Model Management

Intro

1. Model Management의 필요성

model 개발 과정을 보면 Data Processing -> Train & Evaluate -> Raw Data -> 다시 Data Processing....

과정의 반복이다.

그리고 Production level로 AI model이 serving되고 그 이후에 성능 개선이 되어서 version up 된 model이 serving되기도 한다. 아니면 아직 serving되기 전에도 여러 성능비교를 하며 model version이 update되기도 한다.

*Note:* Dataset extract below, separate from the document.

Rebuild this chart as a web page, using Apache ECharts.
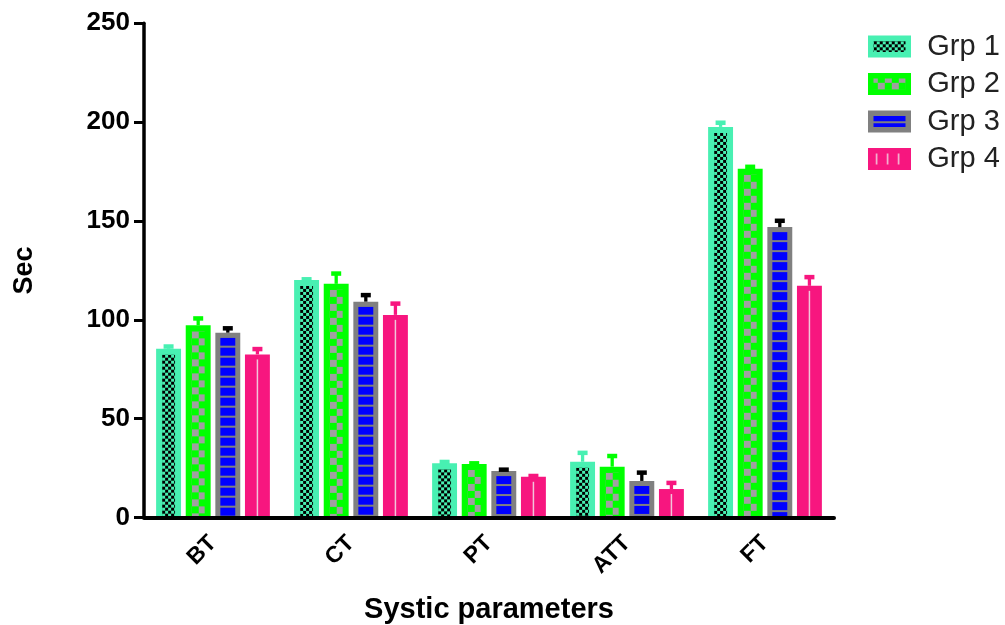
<!DOCTYPE html>
<html>
<head>
<meta charset="utf-8">
<script src="https://cdn.jsdelivr.net/npm/echarts@6/dist/echarts.min.js"></script>
<style>html,body{margin:0;padding:0;background:#fff;}#c{width:1005px;height:625px;}</style>
</head>
<body>
<div id="c"></div>
<script>
var categories = ['BT', 'CT', 'PT', 'ATT', 'FT'];
var groupNames = ['Grp 1', 'Grp 2', 'Grp 3', 'Grp 4'];
var grp1Mean = [85.4, 120.2, 27.4, 28.2, 197.6];
var grp1Err  = [1.1, 0.3, 0.7, 4.5, 2.1];
var grp2Mean = [97.2, 118.2, 27.1, 25.7, 176.4];
var grp2Err  = [3.5, 5.2, 0.3, 5.4, 1.0];
var grp3Mean = [93.5, 109.2, 23.5, 18.5, 146.9];
var grp3Err  = [2.2, 3.3, 0.7, 4.2, 3.2];
var grp4Mean = [82.5, 102.5, 20.6, 14.4, 117.2];
var grp4Err  = [2.7, 5.7, 0.4, 3.1, 4.4];
var yTicks = [0, 50, 100, 150, 200, 250];

var means = [grp1Mean, grp2Mean, grp3Mean, grp4Mean];
var errs = [grp1Err, grp2Err, grp3Err, grp4Err];

var AQUA = '#48F0B2', LIME = '#00FF00', GRAY = '#808080', BLUE = '#0000FF', PINK = '#F7167F';
var mainColors = [AQUA, LIME, GRAY, PINK];
var capColors = [AQUA, LIME, '#000000', PINK];

function mkCanvas(w, h, draw) {
  var c = document.createElement('canvas');
  c.width = w; c.height = h;
  draw(c.getContext('2d'));
  return c;
}
var img1 = mkCanvas(6, 6, function (g) {
  g.fillStyle = AQUA; g.fillRect(0, 0, 6, 6);
  g.fillStyle = '#000'; g.fillRect(0, 0, 3, 3); g.fillRect(3, 3, 3, 3);
});
var img2 = mkCanvas(14, 14, function (g) {
  g.fillStyle = LIME; g.fillRect(0, 0, 14, 14);
  g.fillStyle = '#A0A0A0'; g.fillRect(0, 0, 7, 7); g.fillRect(7, 7, 7, 7);
});
var img3 = mkCanvas(4, 10, function (g) {
  g.fillStyle = BLUE; g.fillRect(0, 0, 4, 10);
  g.fillStyle = GRAY; g.fillRect(0, 8, 4, 2);
});
var img4 = mkCanvas(11, 4, function (g) {
  g.fillStyle = PINK; g.fillRect(0, 0, 11, 4);
  g.fillStyle = '#F2C4DA'; g.fillRect(5, 0, 1.5, 4);
});
var imgs = [img1, img2, img3, null];
var borderW = [6, 6, 5, 0];

function makeRender(gi) {
  return function (params, api) {
    var cat = api.value(0), mean = api.value(1), err = api.value(2);
    var base = api.coord([cat, 0]);
    var top = api.coord([cat, mean]);
    var eTop = api.coord([cat, mean + err]);
    var band = api.size([1, 0])[0];
    var pitch = band * 0.2146, w = band * 0.1806;
    var cx = base[0] + (gi - 1.5) * pitch;
    var x0 = cx - w / 2;
    var h = base[1] - top[1];
    var children = [];
    children.push({ type: 'rect', shape: { x: x0, y: top[1], width: w, height: h }, style: { fill: mainColors[gi] } });
    var bw = borderW[gi];
    if (imgs[gi]) {
      children.push({ type: 'rect', shape: { x: x0 + bw, y: top[1] + bw, width: w - 2 * bw, height: Math.max(0, h - bw) },
        style: { fill: { image: imgs[gi], repeat: 'repeat', x: x0 + bw, y: top[1] + bw } } });
    } else {
      children.push({ type: 'rect', shape: { x: cx - 0.75, y: top[1] + 5, width: 1.5, height: Math.max(0, h - 5) }, style: { fill: '#F2C4DA' } });
    }
    children.push({ type: 'rect', shape: { x: cx - 1.65, y: eTop[1], width: 3.3, height: top[1] - eTop[1] }, style: { fill: capColors[gi] } });
    children.push({ type: 'rect', shape: { x: cx - 5, y: eTop[1] - 2.25, width: 10, height: 4.5 }, style: { fill: capColors[gi] } });
    return { type: 'group', children: children };
  };
}

var series = groupNames.map(function (name, gi) {
  return {
    name: name,
    type: 'custom',
    renderItem: makeRender(gi),
    encode: { x: 0, y: 1 },
    itemStyle: { color: mainColors[gi] },
    data: categories.map(function (c, i) { return [i, means[gi][i], errs[gi][i]]; })
  };
});

var legendPatterns = [
  { image: img1, repeat: 'repeat' },
  { image: img2, repeat: 'repeat' },
  { image: img3, repeat: 'repeat' },
  { image: img4, repeat: 'repeat' }
];

var chart = echarts.init(document.getElementById('c'), null, { renderer: 'canvas' });
chart.setOption({
  animation: false,
  backgroundColor: '#fff',
  grid: { left: 144, right: 171, top: 23.3, bottom: 107.5, containLabel: false, outerBoundsMode: 'none' },
  legend: {
    orient: 'vertical',
    left: 868, top: 32,
    padding: 0,
    icon: 'rect',
    itemWidth: 37.5, itemHeight: 16.5, itemGap: 8.5,
    textStyle: { fontFamily: 'Liberation Sans', fontSize: 29, color: '#222', lineHeight: 29, padding: [0, 0, 0, 14] },
    data: groupNames.map(function (n, gi) {
      return { name: n, itemStyle: { color: legendPatterns[gi], borderColor: mainColors[gi], borderWidth: 5.5 } };
    })
  },
  xAxis: {
    type: 'category',
    data: categories,
    z: 5,
    name: 'Systic parameters',
    nameLocation: 'middle',
    nameGap: 78,
    nameTextStyle: { fontFamily: 'Liberation Sans', fontWeight: 'bold', fontSize: 29, color: '#000' },
    axisLine: { lineStyle: { color: '#000', width: 4 } },
    axisTick: { alignWithLabel: true, length: 8, lineStyle: { color: '#000', width: 3 } },
    axisLabel: { rotate: 45, margin: 22, fontFamily: 'Liberation Sans', fontWeight: 'bold', fontSize: 23, color: '#000' }
  },
  yAxis: {
    type: 'value',
    min: 0, max: 250, interval: 50,
    z: 5,
    name: 'Sec',
    nameLocation: 'middle',
    nameGap: 106,
    nameTextStyle: { fontFamily: 'Liberation Sans', fontWeight: 'bold', fontSize: 27, color: '#000' },
    splitLine: { show: false },
    axisLine: { show: true, lineStyle: { color: '#000', width: 3.5 } },
    axisTick: { show: true, length: 10, lineStyle: { color: '#000', width: 3 } },
    axisLabel: { margin: 14, fontFamily: 'Liberation Sans', fontWeight: 'bold', fontSize: 26, color: '#000',
      formatter: function (v) { return yTicks.indexOf(v) >= 0 ? String(v) : ''; } }
  },
  series: series
});
</script>
</body>
</html>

AI 회사에 다니면서 백엔드 개발자로서 한 역할 중에 model serving 및 AI model Inference server 개발을 맡은 적이 있고, model version을 client요청에 맞게 동적으로 변경시켜가며 inference할 수 있는 서버 구조가 필요했다.
이를 위해서 개발팀은

요청이 온 model type, version에 맞게 GPU AI Inference server에 AI model이 동적으로 plugin처럼 load/unload되어서 요청을 처리할 수 있도록 architecture을 디자인하고 개발하는 것이 필요하고

AI model update시마다 분석 결과의 이상치 test code

성능 test code

CI로 해당 test 자동화

연구팀은

model 성능 개선에 따른 versioning관리

model version upgrade에 따른 release시 release note 작성

를 맡아야 한다.
말이 길어졌는데, 아무튼 현업에서의 model versioning관련해서 경험한 것을 적으려고 했다.

Model 결정시 어떤 data 저장이 필요한가

model 소스 코드
Evaluation Metric 결과
사용한 parameters
model.pkl 파일
학습에 사용한 data
데이터 전처리용 코드
전처리된 data ... 등

이런 정보들이 함께 저장되어야 추후에 '해당 모델의 성능을 재현 할 수 있다.'

이런 데이터의 저장 방식이 통일되지 않고, 수동으로 한다면 실수가능성이 매우 높다. 어려움을 리스트업 해보면

비슷한 작업이 반복적으로 일어난다.
Dependency 패키지들이 많으며, 버전 관리가 어렵다.
사람 Dependency가 생긴다. 이는 실수로 이어진다.
테스트하기 어렵다.
Reproduce되지 않는 경우가 많다.
Model 학습용 코드를 구현하는 사람(연구팀이 될 수 있고)과 Serving용 코드를 구현하는 사람(개발팀이 될 수 '도' 있다.)이 분리되어있다.

이를 도와주는 Tool이 Model Management(model tracking) Tool들이 많이 나왔다. 대표적으로 MLflow, Weight & Biases, Tensorboard, Neptune, Comet.ml등이 있다.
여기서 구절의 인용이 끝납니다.